▶ [What you have to do]
Leave out the pictures, and write out exactly the lines from the beginning of the material to the line holding "minimum height=53.5pt] (b5)", that line included, and nothing else.

▶ [Records]
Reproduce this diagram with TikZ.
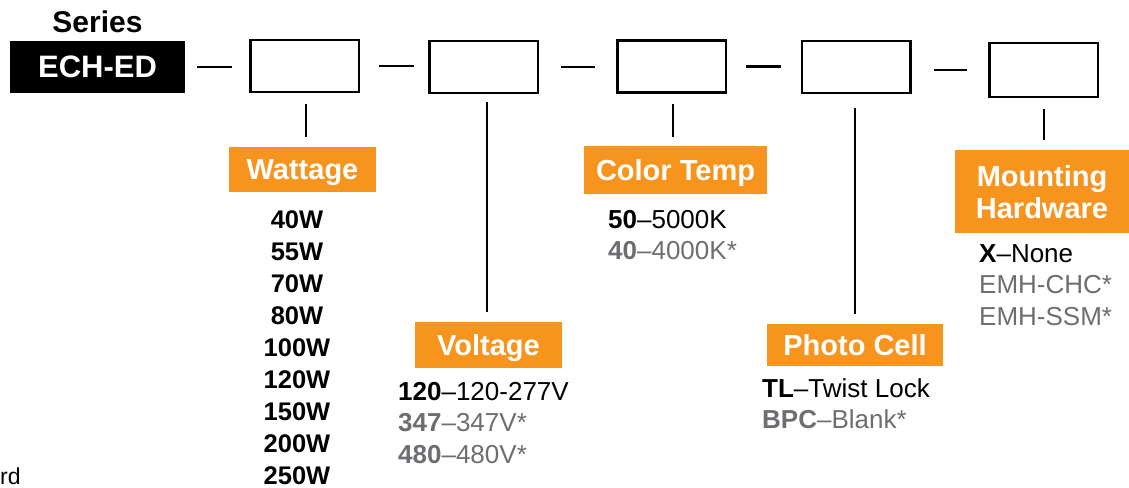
\documentclass[tikz,border=0pt]{standalone}
\usepackage{fontspec}
\setmainfont{Liberation Sans}
\usetikzlibrary{calc}
\definecolor{orng}{HTML}{F7941D}
\definecolor{gry}{HTML}{6D6E71}
\begin{document}
\begin{tikzpicture}[x=1pt,y=-1pt,
  slot/.style={draw=black, line width=2.5pt, minimum width=108.5pt, minimum height=52pt, inner sep=0pt},
  lab/.style={fill=orng, text=white, inner sep=0pt, align=center, text depth=0pt, font=\fontsize{29}{32}\selectfont\bfseries},
  item/.style={anchor=base west, inner sep=0pt, font=\fontsize{26}{28}\selectfont},
  witem/.style={anchor=base, inner sep=0pt, font=\fontsize{25.5}{28}\selectfont\bfseries},
  dashln/.style={line width=2.3pt},
  vln/.style={line width=2pt}]
\useasboundingbox (0,0) rectangle (1129,487);

% series
\node[anchor=base, inner sep=0pt, font=\fontsize{30}{32}\selectfont\bfseries] (serieslbl) at (97.5,33) {Series};
\node[fill=black, text=white, minimum width=175pt, minimum height=52pt, inner sep=0pt,
      font=\fontsize{31}{34}\selectfont\bfseries] (series) at (97.5,67) {ECH-ED};

% slots
\node[slot] (b1) at (304.5,66) {};
\node[slot] (b2) at (483.5,67) {};
\node[slot] (b3) at (671.5,66.5) {};
\node[slot] (b4) at (856,67) {};
\node[slot, minimum height=53.5pt] (b5) at (1043.5,70) {};

% dashes
\draw[dashln, shorten <=12pt, shorten >=17pt] (series.east) -- (series.east -| b1.west);
\draw[dashln, shorten <=19pt, shorten >=14pt] (b1.east) -- (b1.east -| b2.west);
\draw[dashln, shorten <=22pt, shorten >=21pt] (b2.east) -- (b2.east -| b3.west);
\draw[dashln, shorten <=19pt, shorten >=20pt] (b3.east) -- (b3.east -| b4.west);
\draw[dashln, shorten <=22pt, shorten >=21pt] (b4.east |- b5.west) -- (b5.west);

% labels
\node[lab, minimum width=147pt, minimum height=45pt] (wattage) at (302.5,169.5) {Wattage};
\node[lab, minimum width=147pt, minimum height=46pt] (voltage) at (488.5,345) {Voltage};
\node[lab, minimum width=183pt, minimum height=48pt] (ctemp) at (675.5,170) {Color Temp};
\node[lab, minimum width=176pt, minimum height=42pt] (photo) at (855,345) {Photo Cell};
\node[lab, minimum width=174pt, minimum height=83pt] (mount) at (1042,191.5) {Mounting\\Hardware};

% vertical connectors
\draw[vln, shorten <=11pt, shorten >=10pt] ([xshift=1.5pt]b1.south) -- ([xshift=1.5pt]b1.south |- wattage.north);
\draw[vln, shorten <=8pt, shorten >=10pt] ([xshift=3.5pt]b2.south) -- ([xshift=3.5pt]b2.south |- voltage.north);
\draw[vln, shorten <=10pt, shorten >=9pt] ([xshift=1.5pt]b3.south) -- ([xshift=1.5pt]b3.south |- ctemp.north);
\draw[vln, shorten <=14pt, shorten >=10pt] ([xshift=-1pt]b4.south) -- ([xshift=-1pt]b4.south |- photo.north);
\draw[vln, shorten <=11pt, shorten >=10pt] ([xshift=0.5pt]b5.south) -- ([xshift=0.5pt]b5.south |- mount.north);

% wattage list
\foreach \w [count=\i] in {40W,55W,70W,80W,100W,120W,150W,200W,250W}
  \node[witem] (w\i) at (297,{228+32*(\i-1)}) {\w};

% color temp list
\node[item] (ct1) at (608,228) {\textbf{50}–5000K};
\node[item, text=gry] (ct2) at (608,259) {\textbf{40}–4000K*};

% voltage list
\node[item] (v1) at (398,400) {\textbf{120}–120-277V};
\node[item, text=gry] (v2) at (398,431) {\textbf{347}–347V*};
\node[item, text=gry] (v3) at (398,463) {\textbf{480}–480V*};

% photo cell list
\node[item] (p1) at (762,397) {\textbf{TL}–Twist Lock};
\node[item, text=gry] (p2) at (762,428) {\textbf{BPC}–Blank*};

% mounting list
\node[item] (m1) at (979,262) {\textbf{X}–None};
\node[item, text=gry] (m2) at (979,293) {EMH-CHC*};
\node[item, text=gry] (m3) at (979,325) {EMH-SSM*};

% cut-off text
\node[anchor=base west, inner sep=0pt, font=\fontsize{23}{26}\selectfont] (rd) at (0,484) {rd};
\end{tikzpicture}
\end{document}
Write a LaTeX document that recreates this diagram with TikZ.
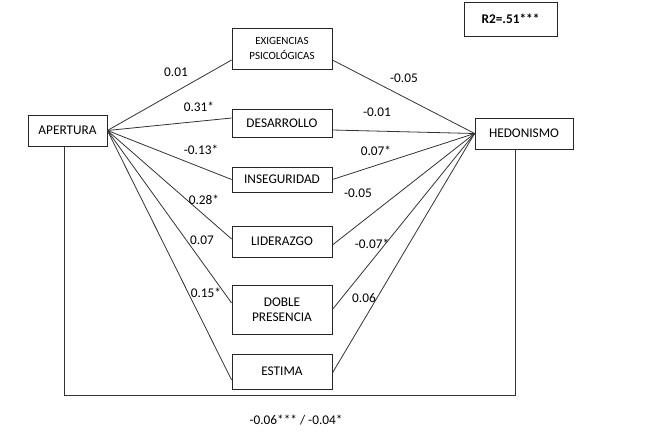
\documentclass[tikz,border=0pt]{standalone}
\usepackage{fontspec}
\setmainfont{Carlito}

\begin{document}
\begin{tikzpicture}[x=1pt,y=-1pt,
  var/.style={draw=black!85,line width=0.8pt,align=center,inner sep=0pt,
    font=\fontsize{13.3}{15}\selectfont},
  small/.style={font=\fontsize{11}{15}\selectfont},
  coef/.style={font=\fontsize{13.3}{15}\selectfont,inner sep=0pt},
  path/.style={draw=black!80,line width=0.8pt}]
\useasboundingbox (0,0) rectangle (649,432);
% variables
\node[var,minimum width=79pt,minimum height=31pt] (apertura) at (67.5,130.5) {APERTURA};
\node[var,small,minimum width=100pt,minimum height=41pt] (exig) at (282,48.5) {EXIGENCIAS\\PSICOLÓGICAS};
\node[var,minimum width=100pt,minimum height=28pt] (desarr) at (282,123) {DESARROLLO};
\node[var,minimum width=100pt,minimum height=25pt] (inseg) at (282,179.5) {INSEGURIDAD};
\node[var,minimum width=100pt,minimum height=31pt] (lider) at (282,241.5) {LIDERAZGO};
\node[var,minimum width=100pt,minimum height=49pt] (doble) at (282,309.5) {DOBLE\\PRESENCIA};
\node[var,minimum width=100pt,minimum height=35pt] (estima) at (282,371.5) {ESTIMA};
\node[var,minimum width=98pt,minimum height=31pt] (hedon) at (524,133.5) {HEDONISMO};
\node[var,minimum width=93pt,minimum height=34pt,font=\fontsize{13.3}{15}\selectfont\bfseries] (r2) at (510.5,19) {R2=.51***};
% apertura -> mediadores
\draw[path] (apertura.east) -- ([yshift=-11.5pt]exig.west);
\draw[path] (apertura.east) -- ([yshift=5pt]desarr.west);
\draw[path] (apertura.east) -- (inseg.west);
\draw[path] (apertura.east) -- ([yshift=2.5pt]lider.west);
\draw[path] (apertura.east) -- ([yshift=6.5pt]doble.west);
\draw[path] (apertura.east) -- ([yshift=-8.5pt]estima.west);
% mediadores -> hedonismo
\draw[path] ([yshift=-11.5pt]exig.east) -- (hedon.west);
\draw[path] ([yshift=-7pt]desarr.east) -- (hedon.west);
\draw[path] (inseg.east) -- (hedon.west);
\draw[path] ([yshift=-3.5pt]lider.east) -- (hedon.west);
\draw[path] (doble.east) -- (hedon.west);
\draw[path] ([yshift=-1.5pt]estima.east) -- (hedon.west);
% efecto directo
\coordinate (cl) at (64,395);
\coordinate (cr) at (515,395);
\draw[path] (apertura.south -| cl) -- (cl) -- (cr) -- (hedon.south -| cr);
% coeficientes
\node[coef] (c1) at (176,72) {0.01};
\node[coef] (c2) at (199,107) {0.31*};
\node[coef] (c3) at (201,150) {-0.13*};
\node[coef] (c4) at (204,200) {0.28*};
\node[coef] (c5) at (202,240) {0.07};
\node[coef] (c6) at (206,293) {0.15*};
\node[coef] (d1) at (404,78) {-0.05};
\node[coef] (d2) at (377,112) {-0.01};
\node[coef] (d3) at (376,151) {0.07*};
\node[coef] (d4) at (358,193) {-0.05};
\node[coef] (d5) at (372,244) {-0.07*};
\node[coef] (d6) at (364,298) {0.06};
\node[coef] (tot) at (296,420) {-0.06*** / -0.04*};
\end{tikzpicture}
\end{document}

▶ [Solved problem]
Reproduce this diagram with TikZ.
\documentclass[tikz,border=0pt]{standalone}
\usepackage{fontspec}
\setmainfont{Liberation Sans}
\usetikzlibrary{calc}
\definecolor{orng}{HTML}{F7941D}
\definecolor{gry}{HTML}{6D6E71}
\begin{document}
\begin{tikzpicture}[x=1pt,y=-1pt,
  slot/.style={draw=black, line width=2.5pt, minimum width=108.5pt, minimum height=52pt, inner sep=0pt},
  lab/.style={fill=orng, text=white, inner sep=0pt, align=center, text depth=0pt, font=\fontsize{29}{32}\selectfont\bfseries},
  item/.style={anchor=base west, inner sep=0pt, font=\fontsize{26}{28}\selectfont},
  witem/.style={anchor=base, inner sep=0pt, font=\fontsize{25.5}{28}\selectfont\bfseries},
  dashln/.style={line width=2.3pt},
  vln/.style={line width=2pt}]
\useasboundingbox (0,0) rectangle (1129,487);

% series
\node[anchor=base, inner sep=0pt, font=\fontsize{30}{32}\selectfont\bfseries] (serieslbl) at (97.5,33) {Series};
\node[fill=black, text=white, minimum width=175pt, minimum height=52pt, inner sep=0pt,
      font=\fontsize{31}{34}\selectfont\bfseries] (series) at (97.5,67) {ECH-ED};

% slots
\node[slot] (b1) at (304.5,66) {};
\node[slot] (b2) at (483.5,67) {};
\node[slot] (b3) at (671.5,66.5) {};
\node[slot] (b4) at (856,67) {};
\node[slot, minimum height=53.5pt] (b5) at (1043.5,70) {};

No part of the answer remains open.